Annie pulled some paper napkins from the steel dispenser and held them under her eyes. “Don’t,” she said, laughing. “Spare yourself. You can copy my summary when it’s due.” Then she straightened her spine, threw back her head. She balled the napkins in her hand. “What is wrong with these people? These nuns?” It was an old refrain, but it comforted, somehow, returned them to the time before today. “What is wrong with our school?” It was their friendship’s eternal question. “Why do they pick these depressing books?”
Susan smiled, knowing the tune. “That bridge thing,” she offered.
“God, yes,” Annie cried. “San Luis Rey.

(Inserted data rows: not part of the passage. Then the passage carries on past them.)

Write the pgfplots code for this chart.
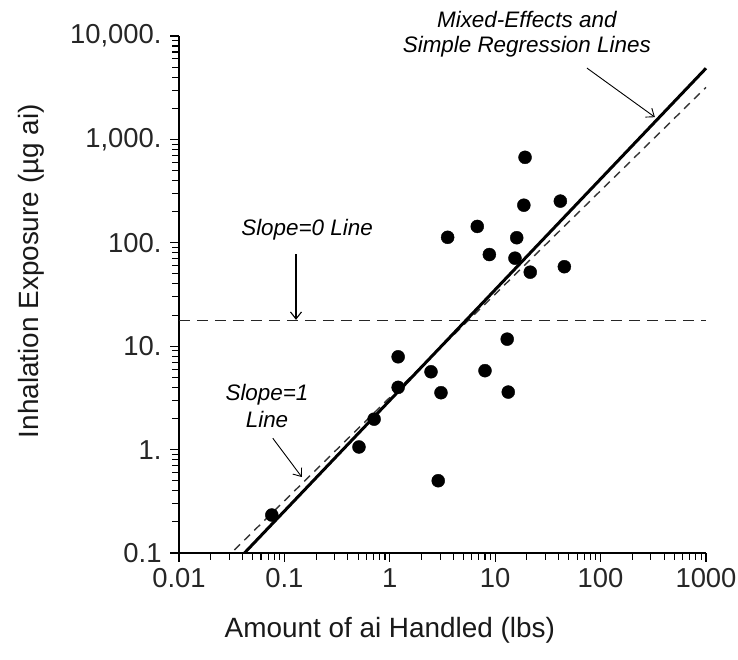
\documentclass[border=0pt]{standalone}
\usepackage{fontspec}
\setmainfont{Liberation Sans}
\usepackage{pgfplots}
\pgfplotsset{compat=1.18}
\usetikzlibrary{arrows.meta}
\begin{document}
\begin{tikzpicture}
\path[use as bounding box] (-179bp,-107bp) rectangle (559bp,553bp);
\begin{axis}[
  scale only axis,
  width=527bp, height=517bp,
  at={(0,0)}, anchor=south west,
  xmode=log, ymode=log,
  xmin=0.01, xmax=1000, ymin=0.1, ymax=10000,
  axis lines=left,
  axis line style={line width=1.6bp, -},
  tick align=outside,
  major tick length=9bp, minor tick length=7bp,
  every tick/.style={black, line width=1.1bp},
  xtick={0.01,0.1,1,10,100,1000},
  xticklabels={0.01,0.1,1,10,100,1000},
  ytick={0.1,1,10,100,1000,10000},
  yticklabels={0.1,1.,10.,100.,{1,000.},{10,000.}},
  tick label style={font=\fontsize{27.5}{30}\selectfont, text=black!85},
  xticklabel style={yshift=-3bp},
  yticklabel style={xshift=-5bp},
  xlabel={Amount of ai Handled (lbs)},
  ylabel={Inhalation Exposure (µg ai)},
  label style={font=\fontsize{28}{31}\selectfont, text=black!90},
  xlabel style={at={(axis description cs:0.40,-0.150)}, anchor=center},
  ylabel style={at={(axis description cs:-0.281,0.545)}, anchor=center},
  clip=false,
]
% data points
\addplot[only marks, mark=*, mark size=6.5bp, black] coordinates {
(0.076,0.233) (0.51,1.06) (0.71,1.97) (1.2,7.9) (1.2,4.0)
(2.46,5.66) (2.88,0.5) (3.06,3.55) (3.54,113) (6.76,144)
(8.0,5.8) (8.8,77) (13.0,11.7) (13.3,3.6) (15.4,71)
(16.0,112) (18.7,231) (19.2,671) (21.5,52) (41.5,253) (45.3,58.7)
};
% slope = 0 line
\addplot[black!85, line width=1.8bp, dash pattern=on 11bp off 7bp] coordinates {(0.01,17.7) (1000,17.7)};
% slope = 1 line
\addplot[black!80, line width=1.4bp, dash pattern=on 8bp off 6bp] coordinates {(0.0335,0.107) (1000,3190)};
% regression line
\addplot[black, line width=3bp] coordinates {(0.0418,0.1) (1000,4875)};
% annotations
\node[font=\fontsize{22.5}{26}\selectfont\itshape, anchor=center] at (axis description cs:0.243,0.625) {Slope=0 Line};
\draw[-{Straight Barb[length=7bp,width=11bp]}, line width=1.1bp] (axis description cs:0.222,0.578) -- (axis description cs:0.222,0.451);
\node[font=\fontsize{22.5}{27}\selectfont\itshape, align=center, anchor=center] at (axis description cs:0.167,0.284) {Slope=1\\Line};
\draw[-{Straight Barb[length=7bp,width=11bp]}, line width=0.9bp] (axis description cs:0.178,0.222) -- (axis description cs:0.233,0.147);
\node[font=\fontsize{22.5}{25}\selectfont\itshape, align=center, anchor=center] at (axis description cs:0.660,1.004) {Mixed-Effects and\\Simple Regression Lines};
\draw[-{Straight Barb[length=7bp,width=11bp]}, line width=0.9bp] (axis description cs:0.774,0.938) -- (axis description cs:0.903,0.843);
\end{axis}
\end{tikzpicture}
\end{document}
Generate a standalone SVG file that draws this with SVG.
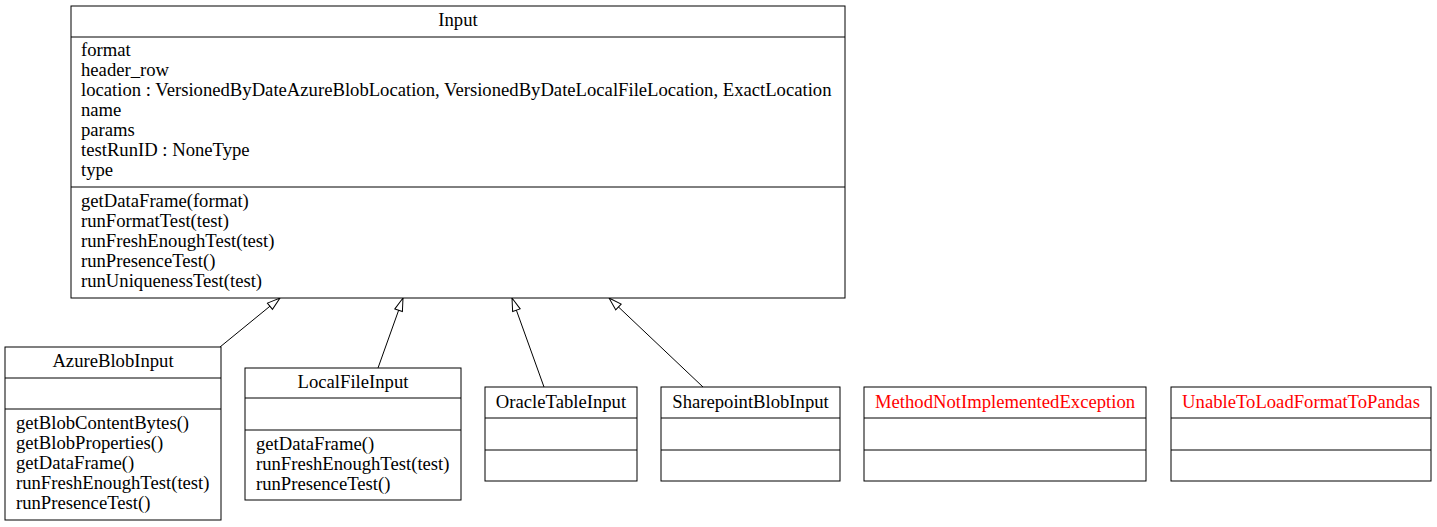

What was the point of that?” She held out her hands. “Ethan Frome.”
“Oh, God.” Susan had a napkin to her eye as well. “When they crashed their sled into the tree.”
“Nice,” Annie said.
“Uplifting,” Susan added. It was their old routine. Oh, Mr. Gallagher.
“And the end of Great Gatsby” Annie said. “The blood in the pool from where he’s shot in the head.”
“And then that other guy,” Susan said, warming to it, “in the poem, who goes home and shoots himself.”
“Miniver Cheevy,” Annie said. “And Anna Karenina.”
Susan shook her head. “Couldn’t read it.”
Annie leaned across her plate, emphasizing the words. “She throws herself under a train.”
Susan laughed once, like a cough.
“Madame Bovary!” Annie said.
“Dead, too?”
She nodded. “After about a million affairs.”
Susan shook her head. “Well, of course,” she said. “Sex and death. That’s the message.”
Annie threw the balled-up napkins onto the table. “Christ,” she said, “what is wrong with them? Why do these crazy women want us to read such depressing things?”
“They want us to suffer,” Susan said, sarcastic so that Annie wouldn’t see how much she wanted to cry. “They want us to be afraid.”
“They want us to be nuns,” Annie added, so she wouldn’t have to say, Oh, Susan, oh, my poor friend.
In college, Michael Keane was given to saying that if they were not exactly the middle children born at mid-century to middle-class parents and sent from middling, mid-island high schools to mediocre colleges all across the state, they were close enough. They were out to be teachers, most of them-industrial or liberal arts the predominant goals since any interest in science or math portended better things: accounting, engineering, med school in Mexico.
Damien’s, where they drank, was not, as Michael Keane liked to say, in the most felicitous part of town: it was an ugly, desolate old house tucked among ugly, snowplow-ravaged streets that were themselves lined with more narrow, sagging houses, bent fences, scrawny trees. There was a sorry-looking baseball field across the street and the edge of a cemetery off the abandoned lot behind. The black skeleton of an old power plant rose up in the far distance, over the field, and you couldn’t get to the place without feeling three, four, maybe five times the rutted thump and bump of abandoned railroad tracks under your wheels. But by their junior years most of them had had enough of the storefront bars on Main Street, the bars along the river and at the lake, the roadhouses and beer barns out past the fraternities. In the paucity of streetlight and house light that surrounded Damien’s, the place could easily be missed-there was only a bit of red neon in the window-and the joke was that you couldn’t find it unless you knew where it was. Knowing where it was brought all of them that much closer to what they thought of as the real life of the city. As did knowing Ralph.